_WHAT THE TASK REQUIRES_: Word for word, quote all of the material, omitting the pictures.
::: COLLECTED DATA :::
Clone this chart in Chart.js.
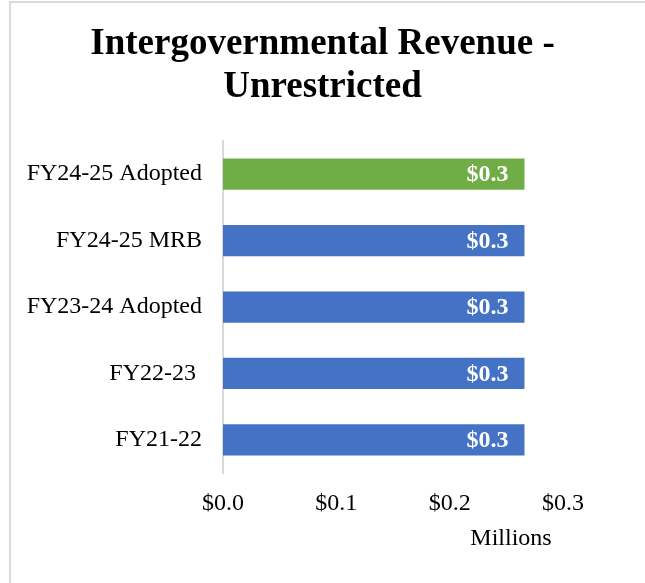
<!DOCTYPE html>
<html>
<head>
<meta charset="utf-8">
<script src="https://cdn.jsdelivr.net/npm/chart.js@4.4.1/dist/chart.umd.min.js"></script>
<style>
  html, body { margin: 0; padding: 0; background: #fff; overflow: hidden; }
  #frame {
    position: absolute; left: 9px; top: 1px; width: 700px; height: 700px;
    border-left: 2px solid #d9d9d9; border-top: 2px solid #d9d9d9;
  }
  #revChart { position: absolute; left: 0; top: 0; }
</style>
</head>
<body>
<div id="frame"></div>
<canvas id="revChart" width="645" height="583"></canvas>
<script>
// chart data
const categories = ["FY24-25 Adopted", "FY24-25 MRB", "FY23-24 Adopted", "FY22-23 ", "FY21-22"];
const revenueValues = [0.266, 0.266, 0.266, 0.266, 0.266]; // millions
const barColors = ["#70AD47", "#4472C4", "#4472C4", "#4472C4", "#4472C4"];
const xTicks = [0, 0.1, 0.2, 0.3];
const unitLabel = "Millions";

const FONT = "'Liberation Serif', 'Times New Roman', serif";

// "$0.3" inside the end of each bar + the units caption under the x axis
const extraText = {
  id: "extraText",
  afterDatasetsDraw(chart) {
    const { ctx, chartArea } = chart;
    const meta = chart.getDatasetMeta(0);
    ctx.save();
    ctx.font = "bold 24px " + FONT;
    ctx.fillStyle = "#ffffff";
    ctx.textAlign = "right";
    ctx.textBaseline = "middle";
    meta.data.forEach((bar, i) => {
      ctx.fillText("$" + revenueValues[i].toFixed(1), bar.x - 16, bar.y + 1);
    });

    // units caption
    ctx.font = "24px " + FONT;
    ctx.fillStyle = "#000";
    ctx.textAlign = "center";
    ctx.fillText(unitLabel, chartArea.right - 52, chartArea.bottom + 66);
    ctx.restore();
  },
};

const ctx = document.getElementById("revChart").getContext("2d");

new Chart(ctx, {
  type: "bar",
  data: {
    labels: categories,
    datasets: [
      {
        data: revenueValues,
        backgroundColor: barColors,
        categoryPercentage: 1,
        barPercentage: 0.47,
      },
    ],
  },
  options: {
    responsive: false,
    animation: false,
    indexAxis: "y",
    layout: { padding: { left: 0, right: 0, top: 0, bottom: 49 } },
    plugins: {
      legend: { display: false },
      tooltip: { enabled: false },
      title: {
        display: true,
        text: ["Intergovernmental Revenue -", "Unrestricted"],
        color: "#000",
        font: { family: FONT, size: 37, weight: "bold", lineHeight: 1.16 },
        padding: { top: 23, bottom: 32 },
      },
    },
    scales: {
      x: {
        min: 0,
        max: 0.3,
        afterBuildTicks(scale) {
          scale.ticks = xTicks.map((v) => ({ value: v }));
        },
        grid: { display: false, drawTicks: false },
        border: { display: false },
        ticks: {
          padding: 16,
          color: "#000",
          font: { family: FONT, size: 24 },
          callback: (value) => "$" + Number(value).toFixed(1),
        },
      },
      y: {
        afterFit(scale) {
          scale.width = 223;
        },
        grid: { display: false, drawTicks: false },
        border: { display: true, color: "#d9d9d9", width: 2 },
        ticks: {
          padding: 21,
          color: "#000",
          font: { family: FONT, size: 24 },
        },
      },
      // empty right-hand axis, only reserves the blank margin on the right
      yRight: {
        type: "category",
        position: "right",
        afterFit(scale) {
          scale.width = 82;
        },
        grid: { display: false, drawTicks: false },
        border: { display: false },
        ticks: { display: false },
      },
    },
  },
  plugins: [extraText],
});
</script>
</body>
</html>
:::
_FINISHED ANSWER_:
Clone this chart in Chart.js.
<!DOCTYPE html>
<html>
<head>
<meta charset="utf-8">
<script src="https://cdn.jsdelivr.net/npm/chart.js@4.4.1/dist/chart.umd.min.js"></script>
<style>
  html, body { margin: 0; padding: 0; background: #fff; overflow: hidden; }
  #frame {
    position: absolute; left: 9px; top: 1px; width: 700px; height: 700px;
    border-left: 2px solid #d9d9d9; border-top: 2px solid #d9d9d9;
  }
  #revChart { position: absolute; left: 0; top: 0; }
</style>
</head>
<body>
<div id="frame"></div>
<canvas id="revChart" width="645" height="583"></canvas>
<script>
// chart data
const categories = ["FY24-25 Adopted", "FY24-25 MRB", "FY23-24 Adopted", "FY22-23 ", "FY21-22"];
const revenueValues = [0.266, 0.266, 0.266, 0.266, 0.266]; // millions
const barColors = ["#70AD47", "#4472C4", "#4472C4", "#4472C4", "#4472C4"];
const xTicks = [0, 0.1, 0.2, 0.3];
const unitLabel = "Millions";

const FONT = "'Liberation Serif', 'Times New Roman', serif";

// "$0.3" inside the end of each bar + the units caption under the x axis
const extraText = {
  id: "extraText",
  afterDatasetsDraw(chart) {
    const { ctx, chartArea } = chart;
    const meta = chart.getDatasetMeta(0);
    ctx.save();
    ctx.font = "bold 24px " + FONT;
    ctx.fillStyle = "#ffffff";
    ctx.textAlign = "right";
    ctx.textBaseline = "middle";
    meta.data.forEach((bar, i) => {
      ctx.fillText("$" + revenueValues[i].toFixed(1), bar.x - 16, bar.y + 1);
    });

    // units caption
    ctx.font = "24px " + FONT;
    ctx.fillStyle = "#000";
    ctx.textAlign = "center";
    ctx.fillText(unitLabel, chartArea.right - 52, chartArea.bottom + 66);
    ctx.restore();
  },
};

const ctx = document.getElementById("revChart").getContext("2d");

new Chart(ctx, {
  type: "bar",
  data: {
    labels: categories,
    datasets: [
      {
        data: revenueValues,
        backgroundColor: barColors,
        categoryPercentage: 1,
        barPercentage: 0.47,
      },
    ],
  },
  options: {
    responsive: false,
    animation: false,
    indexAxis: "y",
    layout: { padding: { left: 0, right: 0, top: 0, bottom: 49 } },
    plugins: {
      legend: { display: false },
      tooltip: { enabled: false },
      title: {
        display: true,
        text: ["Intergovernmental Revenue -", "Unrestricted"],
        color: "#000",
        font: { family: FONT, size: 37, weight: "bold", lineHeight: 1.16 },
        padding: { top: 23, bottom: 32 },
      },
    },
    scales: {
      x: {
        min: 0,
        max: 0.3,
        afterBuildTicks(scale) {
          scale.ticks = xTicks.map((v) => ({ value: v }));
        },
        grid: { display: false, drawTicks: false },
        border: { display: false },
        ticks: {
          padding: 16,
          color: "#000",
          font: { family: FONT, size: 24 },
          callback: (value) => "$" + Number(value).toFixed(1),
        },
      },
      y: {
        afterFit(scale) {
          scale.width = 223;
        },
        grid: { display: false, drawTicks: false },
        border: { display: true, color: "#d9d9d9", width: 2 },
        ticks: {
          padding: 21,
          color: "#000",
          font: { family: FONT, size: 24 },
        },
      },
      // empty right-hand axis, only reserves the blank margin on the right
      yRight: {
        type: "category",
        position: "right",
        afterFit(scale) {
          scale.width = 82;
        },
        grid: { display: false, drawTicks: false },
        border: { display: false },
        ticks: { display: false },
      },
    },
  },
  plugins: [extraText],
});
</script>
</body>
</html>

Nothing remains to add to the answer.